Dr. Charles F. Kennel
Chairman, Space Studies Board
National Academies
Charles F. Kennel was born in Cambridge, Massachusetts, was educated in astronomy and astrophysics at Harvard and Princeton. He then joined the UCLA Department of Physics, developed a research career in space plasma physics and astrophysics, and chaired the department for three years. From 1994 to 1996, he was Associate Administrator at NASA for Mission to Planet Earth, the world's largest Earth science program. He was the UCLA Executive Vice Chancellor, its chief academic officer, from 1996-1998. His experiences at NASA convinced him to return to Earth and environmental science in 1998.
Kennel was the ninth Director of Scripps Institution of Oceanography and Vice Chancellor of Marine Sciences at the University of California, San Diego, from 1997 to 2006. Dr. Kennel was the founding director of the UCSD Environment and Sustainability Initiative, embracing teaching, research, campus operations, and public outreach.

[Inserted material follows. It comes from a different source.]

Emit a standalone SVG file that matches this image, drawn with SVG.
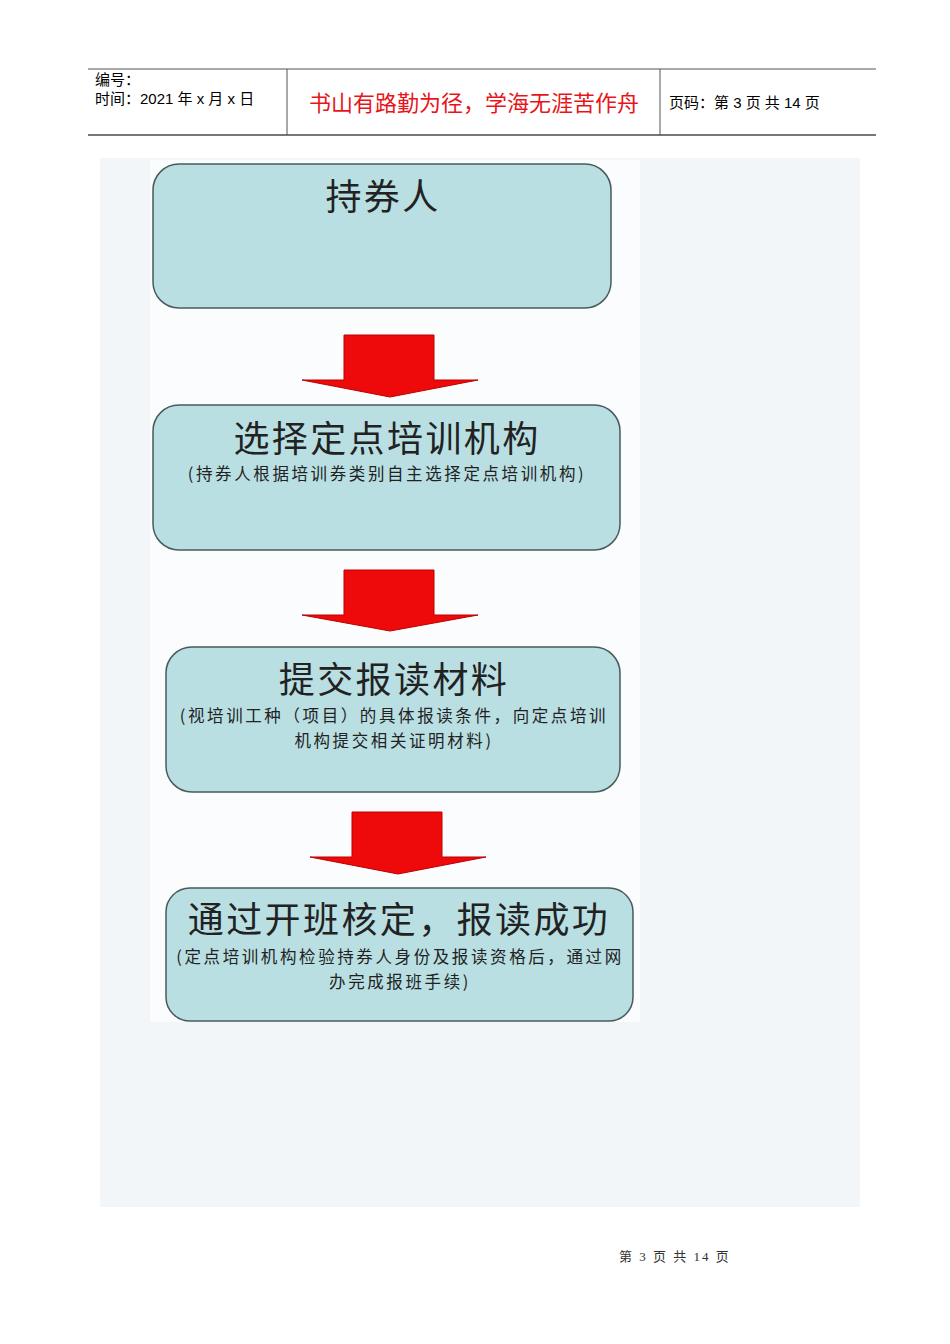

A member of the National Academy of Sciences, the American Academy of Arts and Sciences, and the American Philosophical Society, Kennel has chaired the NRC Committee on Solar and Space Physics, the NRC Board on Physics and Astronomy, The NRC Committee on Global Change Research, the NRC Fusion Sciences Assessment Committee, and he co-chaired the recent NRC Beyond Einstein Program Assessment Committee. He was a member of the Pew Oceans Commission from 2000-2003, the NASA Advisory Council from 1998 to 2006, and its chair from 2001-2005. He is presently chair of the California Council on Science and Technology, and the NRC Space Studies Board. He has had visiting appointments to the International Centre for Theoretical Physics (Trieste), Ecole Polytechnique (Paris), Caltech (Pasadena), Princeton, Space Research Institute (Moscow), and the University of Cambridge. He is a recipient of the James Clerk Maxwell Prize (American Physical Society), the Hannes Alfven Prize (European Geophysical Society), the Aurelio Peccei Prize (Accademia Lincei), and the NASA Distinguished Service and Distinguished Public Service Awards.